GIVEN REQUEST:
Reproduce each line of the material exactly, minus any picture.

COLLECTED MATERIAL:

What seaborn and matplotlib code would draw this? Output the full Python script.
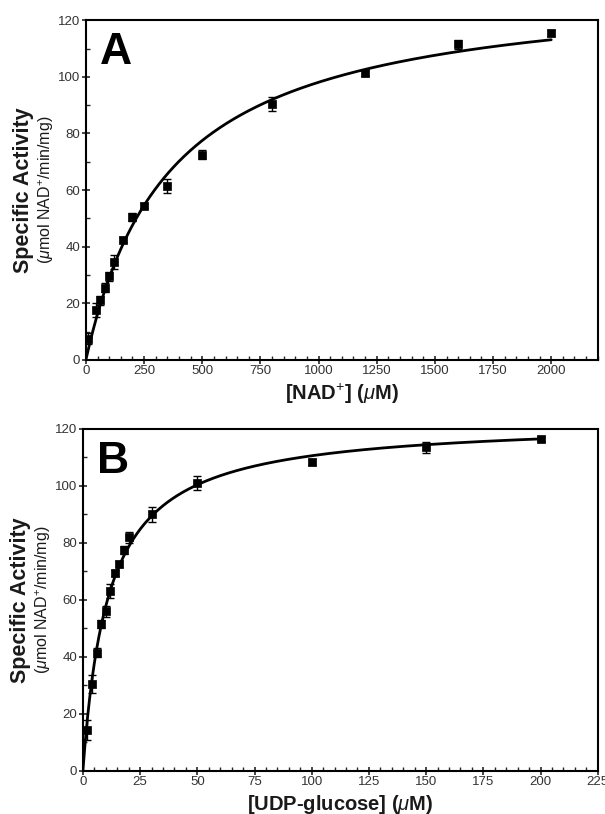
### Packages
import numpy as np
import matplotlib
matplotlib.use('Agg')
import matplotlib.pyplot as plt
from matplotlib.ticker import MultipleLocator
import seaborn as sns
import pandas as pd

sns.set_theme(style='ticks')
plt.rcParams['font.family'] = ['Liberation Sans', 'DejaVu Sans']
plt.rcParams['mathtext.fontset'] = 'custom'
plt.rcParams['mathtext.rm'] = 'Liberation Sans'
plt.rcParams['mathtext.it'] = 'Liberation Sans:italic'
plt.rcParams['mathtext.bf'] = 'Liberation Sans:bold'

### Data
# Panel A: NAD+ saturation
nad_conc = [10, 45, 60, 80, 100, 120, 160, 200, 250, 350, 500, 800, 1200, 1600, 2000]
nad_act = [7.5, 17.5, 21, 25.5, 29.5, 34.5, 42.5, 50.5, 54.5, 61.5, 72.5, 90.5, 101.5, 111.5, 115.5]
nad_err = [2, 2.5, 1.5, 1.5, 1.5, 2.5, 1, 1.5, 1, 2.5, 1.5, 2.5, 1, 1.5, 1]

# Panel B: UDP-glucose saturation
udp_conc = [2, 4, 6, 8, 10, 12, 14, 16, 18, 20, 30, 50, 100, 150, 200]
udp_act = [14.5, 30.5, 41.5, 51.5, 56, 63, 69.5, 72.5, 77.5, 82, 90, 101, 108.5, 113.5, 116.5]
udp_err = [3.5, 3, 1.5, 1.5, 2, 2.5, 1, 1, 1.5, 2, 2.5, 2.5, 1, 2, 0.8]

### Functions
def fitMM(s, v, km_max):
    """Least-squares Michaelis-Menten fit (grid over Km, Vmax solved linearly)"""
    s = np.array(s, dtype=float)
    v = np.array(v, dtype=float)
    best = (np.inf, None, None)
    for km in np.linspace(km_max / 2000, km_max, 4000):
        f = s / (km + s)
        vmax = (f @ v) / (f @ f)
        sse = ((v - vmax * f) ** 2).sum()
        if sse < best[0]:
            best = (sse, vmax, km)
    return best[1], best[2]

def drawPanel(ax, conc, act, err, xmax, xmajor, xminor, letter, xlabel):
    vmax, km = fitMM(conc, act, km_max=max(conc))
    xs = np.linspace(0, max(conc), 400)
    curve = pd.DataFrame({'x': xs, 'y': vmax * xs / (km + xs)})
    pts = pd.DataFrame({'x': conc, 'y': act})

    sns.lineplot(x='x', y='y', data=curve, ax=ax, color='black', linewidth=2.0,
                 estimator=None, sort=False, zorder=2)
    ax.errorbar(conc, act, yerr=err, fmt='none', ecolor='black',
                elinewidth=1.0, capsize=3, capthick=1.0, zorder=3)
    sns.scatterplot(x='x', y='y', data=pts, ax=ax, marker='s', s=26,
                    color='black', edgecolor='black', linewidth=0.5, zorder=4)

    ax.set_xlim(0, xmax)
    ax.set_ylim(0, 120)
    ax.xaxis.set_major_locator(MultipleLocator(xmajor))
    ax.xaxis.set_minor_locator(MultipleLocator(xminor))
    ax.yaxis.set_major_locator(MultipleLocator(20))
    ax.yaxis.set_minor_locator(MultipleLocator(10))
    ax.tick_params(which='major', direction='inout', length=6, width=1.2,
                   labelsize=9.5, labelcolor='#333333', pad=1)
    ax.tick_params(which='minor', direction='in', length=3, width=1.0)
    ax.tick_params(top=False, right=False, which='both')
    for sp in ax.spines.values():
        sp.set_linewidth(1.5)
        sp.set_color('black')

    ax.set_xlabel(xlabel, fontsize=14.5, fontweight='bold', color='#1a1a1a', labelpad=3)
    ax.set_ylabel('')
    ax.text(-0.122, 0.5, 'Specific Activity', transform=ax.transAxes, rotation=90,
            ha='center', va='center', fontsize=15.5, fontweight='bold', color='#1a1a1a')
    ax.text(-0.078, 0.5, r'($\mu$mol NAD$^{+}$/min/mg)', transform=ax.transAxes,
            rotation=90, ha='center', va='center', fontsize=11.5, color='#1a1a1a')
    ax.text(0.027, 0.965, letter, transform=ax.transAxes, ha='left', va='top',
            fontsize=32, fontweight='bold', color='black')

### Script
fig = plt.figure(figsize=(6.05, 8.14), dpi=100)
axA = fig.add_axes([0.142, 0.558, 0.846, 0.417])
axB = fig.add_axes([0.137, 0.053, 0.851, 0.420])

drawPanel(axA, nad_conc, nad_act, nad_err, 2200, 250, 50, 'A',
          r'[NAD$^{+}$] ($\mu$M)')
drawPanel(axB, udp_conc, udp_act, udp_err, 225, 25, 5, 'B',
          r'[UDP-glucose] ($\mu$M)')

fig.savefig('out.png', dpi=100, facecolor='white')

FULL OUTPUT:
What seaborn and matplotlib code would draw this? Output the full Python script.
### Packages
import numpy as np
import matplotlib
matplotlib.use('Agg')
import matplotlib.pyplot as plt
from matplotlib.ticker import MultipleLocator
import seaborn as sns
import pandas as pd

sns.set_theme(style='ticks')
plt.rcParams['font.family'] = ['Liberation Sans', 'DejaVu Sans']
plt.rcParams['mathtext.fontset'] = 'custom'
plt.rcParams['mathtext.rm'] = 'Liberation Sans'
plt.rcParams['mathtext.it'] = 'Liberation Sans:italic'
plt.rcParams['mathtext.bf'] = 'Liberation Sans:bold'

### Data
# Panel A: NAD+ saturation
nad_conc = [10, 45, 60, 80, 100, 120, 160, 200, 250, 350, 500, 800, 1200, 1600, 2000]
nad_act = [7.5, 17.5, 21, 25.5, 29.5, 34.5, 42.5, 50.5, 54.5, 61.5, 72.5, 90.5, 101.5, 111.5, 115.5]
nad_err = [2, 2.5, 1.5, 1.5, 1.5, 2.5, 1, 1.5, 1, 2.5, 1.5, 2.5, 1, 1.5, 1]

# Panel B: UDP-glucose saturation
udp_conc = [2, 4, 6, 8, 10, 12, 14, 16, 18, 20, 30, 50, 100, 150, 200]
udp_act = [14.5, 30.5, 41.5, 51.5, 56, 63, 69.5, 72.5, 77.5, 82, 90, 101, 108.5, 113.5, 116.5]
udp_err = [3.5, 3, 1.5, 1.5, 2, 2.5, 1, 1, 1.5, 2, 2.5, 2.5, 1, 2, 0.8]

### Functions
def fitMM(s, v, km_max):
    """Least-squares Michaelis-Menten fit (grid over Km, Vmax solved linearly)"""
    s = np.array(s, dtype=float)
    v = np.array(v, dtype=float)
    best = (np.inf, None, None)
    for km in np.linspace(km_max / 2000, km_max, 4000):
        f = s / (km + s)
        vmax = (f @ v) / (f @ f)
        sse = ((v - vmax * f) ** 2).sum()
        if sse < best[0]:
            best = (sse, vmax, km)
    return best[1], best[2]

def drawPanel(ax, conc, act, err, xmax, xmajor, xminor, letter, xlabel):
    vmax, km = fitMM(conc, act, km_max=max(conc))
    xs = np.linspace(0, max(conc), 400)
    curve = pd.DataFrame({'x': xs, 'y': vmax * xs / (km + xs)})
    pts = pd.DataFrame({'x': conc, 'y': act})

    sns.lineplot(x='x', y='y', data=curve, ax=ax, color='black', linewidth=2.0,
                 estimator=None, sort=False, zorder=2)
    ax.errorbar(conc, act, yerr=err, fmt='none', ecolor='black',
                elinewidth=1.0, capsize=3, capthick=1.0, zorder=3)
    sns.scatterplot(x='x', y='y', data=pts, ax=ax, marker='s', s=26,
                    color='black', edgecolor='black', linewidth=0.5, zorder=4)

    ax.set_xlim(0, xmax)
    ax.set_ylim(0, 120)
    ax.xaxis.set_major_locator(MultipleLocator(xmajor))
    ax.xaxis.set_minor_locator(MultipleLocator(xminor))
    ax.yaxis.set_major_locator(MultipleLocator(20))
    ax.yaxis.set_minor_locator(MultipleLocator(10))
    ax.tick_params(which='major', direction='inout', length=6, width=1.2,
                   labelsize=9.5, labelcolor='#333333', pad=1)
    ax.tick_params(which='minor', direction='in', length=3, width=1.0)
    ax.tick_params(top=False, right=False, which='both')
    for sp in ax.spines.values():
        sp.set_linewidth(1.5)
        sp.set_color('black')

    ax.set_xlabel(xlabel, fontsize=14.5, fontweight='bold', color='#1a1a1a', labelpad=3)
    ax.set_ylabel('')
    ax.text(-0.122, 0.5, 'Specific Activity', transform=ax.transAxes, rotation=90,
            ha='center', va='center', fontsize=15.5, fontweight='bold', color='#1a1a1a')
    ax.text(-0.078, 0.5, r'($\mu$mol NAD$^{+}$/min/mg)', transform=ax.transAxes,
            rotation=90, ha='center', va='center', fontsize=11.5, color='#1a1a1a')
    ax.text(0.027, 0.965, letter, transform=ax.transAxes, ha='left', va='top',
            fontsize=32, fontweight='bold', color='black')

### Script
fig = plt.figure(figsize=(6.05, 8.14), dpi=100)
axA = fig.add_axes([0.142, 0.558, 0.846, 0.417])
axB = fig.add_axes([0.137, 0.053, 0.851, 0.420])

drawPanel(axA, nad_conc, nad_act, nad_err, 2200, 250, 50, 'A',
          r'[NAD$^{+}$] ($\mu$M)')
drawPanel(axB, udp_conc, udp_act, udp_err, 225, 25, 5, 'B',
          r'[UDP-glucose] ($\mu$M)')

fig.savefig('out.png', dpi=100, facecolor='white')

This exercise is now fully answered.